Seinen anime can easily be tanked by a terrible lead, and Fate/Stay Night is obviously no exception. The burden of Shirou Emiya is like wearing a full suit of armor while trying to go for a swim, no matter how strong a swimmer you are there is no chance of you keeping your head above the water. And no matter how good some of Fate/Stay Night's individual parts may be, it can't be saved when Emiya is constantly dragging it down. Then again, if you strapped Shirou in a suit of armor and tried to drown him he would inexplicably survive anyway since he is already wearing impenetrable and indestructible plot armor. Dude catches more certain death than Rasputin and just shrugs it off while being one of the most consistently stupid, selfish, and unlikable characters around. And that is his final form! At no point does he improve, learn anything, or develop.

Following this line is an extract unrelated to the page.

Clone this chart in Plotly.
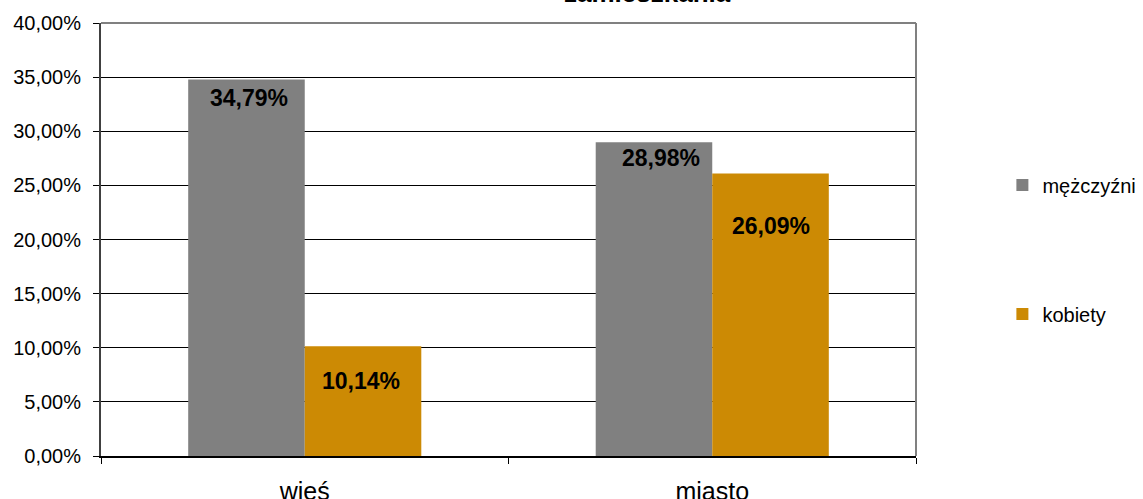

The Emiyalbatross is a double shame, because Fate/Stay Night is a fantastic concept at its core. In the story, the Holy Grail appears every so often and some of the mightiest heroes in the history of our world are summoned to fight for their human masters in order to gain control of it. This leads to some really fun battles and great character designs that, if it weren't for the massive amount of missteps, would have been enough to make this an easy recommendation. Some missteps are on Studio DEEN's part due to how drab a lot of the animation gets outside of the battles, but most come as the plot is further revealed in the second half of the anime when the pace slows down considerably and twists are dumped on the viewer in some very unconvincing ways. Unconvincing twists are nothing new in anime, but when so much of Fate/Stay Night's second half revolves around the "romance" between Sabre and Shirou, oh boy does that second half drag.
The nature of Fate/Stay Night also works against itself. Considering it starts off in a hole by being an adaptation of one of those visual novels but with all the sex scenes removed - which leads to some painfully awkward scenes like "the place where the threesome probably went" and "the place where awful Shirou probably makes Excalibur puns while guilting Sabre into sex because he is just the worst" - it is just too much for the anime to recover from thanks to how truly terrible Shirou is as protagonist. I think I'm being generous by giving this an average score, but I don't think saying so is as controversial an opinion as it would have been when this was at the height of its popularity. The far superior, and completely Shirou-less, Fate/Zero did a lot to overshadow Fate/Stay Night while shining a light on its shortcomings.
WATCH if you have a unique form of blindness that renders you incapable of seeing any of Shirou's scenes. DON'T WATCH if you can just Youtube the two opening themes because they are pretty solidly the best part of every episode.
The worst protagonist since that waifish dude they had play King Arthur in Camelot.